The state attorney general's office issued an opinion that any initiative trying to ban abortions would be clearly unconstitutional because of Roe v. Wade. But it still gave the green light for the "personhood" initiative to go forward.
Attorney General Dan Sullivan did suggest the petition include a disclaimer: that it "would not amend or repeal existing state law regulating abortion, but could impact some areas of the law, including criminal law, to extend rights and protections prior to birth." Campbell added that wording and certified the measure so sponsors can go to get the signatures needed to get on the ballot.
Kurka has a different view than the attorney general. He said if his initiative passes and Alaska recognizes the unborn as "persons," they would be entitled to the same legal protection from crime as anyone else. So abortion would be considered murder, or at least manslaughter, he said. Kurka said he'd likely go to legislators if the initiative passes and ask them to change penal codes to reflect it.

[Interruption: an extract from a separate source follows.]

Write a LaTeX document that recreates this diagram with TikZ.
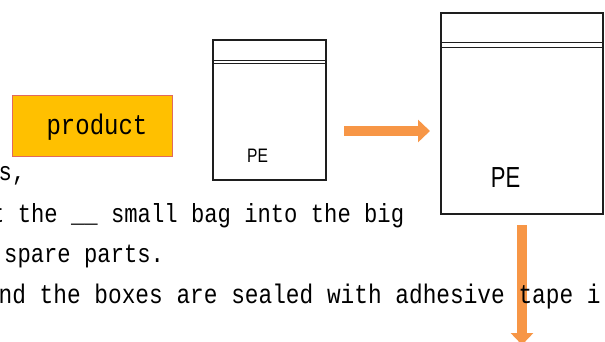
\documentclass[tikz,border=0pt]{standalone}
\usepackage{fontspec}
\usepackage{tikz}
\usetikzlibrary{arrows.meta}

\newfontfamily\monofont{Liberation Mono}
\newfontfamily\labelfont{Liberation Sans}

\definecolor{prodfill}{HTML}{FFC000}
\definecolor{prodline}{HTML}{E06A5E}
\definecolor{flowor}{HTML}{F79646}
\definecolor{bagink}{HTML}{1E1E1E}

\newcommand{\tallmono}[2]{\monofont\fontsize{#1}{26}\selectfont\scalebox{1}[1.18]{#2}}

\tikzset{
	bag/.style={draw=bagink, line width=1.4pt, inner sep=0pt},
	bagline/.style={draw=bagink, line width=1.4pt},
	prodbox/.style={draw=prodline, fill=prodfill, line width=0.9pt, minimum width=160pt, minimum height=61pt, inner sep=0pt},
	petext/.style={inner sep=0pt, anchor=base},
	textline/.style={inner sep=0pt, anchor=base west},
	flow/.style={draw=flowor, line width=10pt, -{Triangle[width=22pt,length=12pt]}}
}

\begin{document}
\begin{tikzpicture}[x=1pt, y=-1pt]

	% ---- frame

	\useasboundingbox (0,0) rectangle (605,342);

	% ---- product

	\node[prodbox] (product) at (92,125.5) {};
	\node[petext] (prodtext) at (97,135) {\tallmono{24}{product}};

	% ---- bags

	\node[bag, minimum width=113pt, minimum height=140pt] (smallbag) at (269.5,110) {};
	\node[bag, minimum width=162pt, minimum height=201pt] (bigbag) at (522,113.5) {};

	\foreach \bag/\za/\zb in {smallbag/21/24, bigbag/30/35} {
		\draw[bagline] ([yshift=-\za pt]\bag.north west) -- ([yshift=-\za pt]\bag.north east);
		\draw[bagline] ([yshift=-\zb pt]\bag.north west) -- ([yshift=-\zb pt]\bag.north east);
	}

	\node[petext] (smallpe) at (257.5,162) {\labelfont\fontsize{19.5}{22}\selectfont\scalebox{0.8}[1]{PE}};
	\node[petext] (bigpe) at (505.5,187) {\labelfont\fontsize{29}{32}\selectfont\scalebox{0.76}[1]{PE}};

	% ---- arrows

	\coordinate (rightfrom) at (344,131);
	\coordinate (rightto) at (430,131);
	\coordinate (downfrom) at (522,225);
	\coordinate (downto) at (522,345);

	\draw[flow] (rightfrom) -- (rightto);
	\draw[flow] (downfrom) -- (downto);

	% ---- text lines

	\node[textline] (lineone) at (-1.5,180) {\tallmono{22.2}{s,}};
	\node[textline] (linetwo) at (-9,222) {\tallmono{22.2}{t the \_\_ small bag into the big}};
	\node[textline] (linethree) at (4,262) {\tallmono{22.2}{spare parts.}};
	\node[textline] (linefour) at (-1.5,303) {\tallmono{22.8}{nd the boxes are sealed with adhesive tape i}};

\end{tikzpicture}
\end{document}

He said the signature-gathering effort to get the measure on the 2010 ballot is expected to begin next month. It will take 32,734 names on the petition for it to go before voters in a statewide election, unless the lawsuit filed this week against the initiative shuts the effort down.
The lawsuit argues that Campbell should never have certified the measure. The plaintiffs contend the proposal has far-reaching potential consequences and there is no way voters can know what it might mean for state laws if it passed.
The ACLU's Mittman said it would open the door to someone suing on behalf of a single-celled embryo for anything an adult could now go to court for under Alaska law.
He said certain contraception, including the morning-after pill and the intrauterine device, or IUD, could be banned. Someone could also sue a woman who had a miscarriage, Mittman said, by arguing, for example, that she was negligent by going skiing when it was foreseeable she would fall. Legal persons have a variety of rights, Mittman said, including entitlement to permanent fund checks.
"So what's to stop somebody from suing on behalf of an embryo to receive a permanent fund dividend check?" Mittman said. "I mean, how can they not get one if they are a legal person?"
Initiative sponsor Kurka argued that only citizens can receive dividends and that citizens must be born. He said opponents are using scare tactics and absurd scenarios to cloud the issue. "It's about whether or not we as a society are going to recognize the unborn as legal persons and call it for what it is," he said.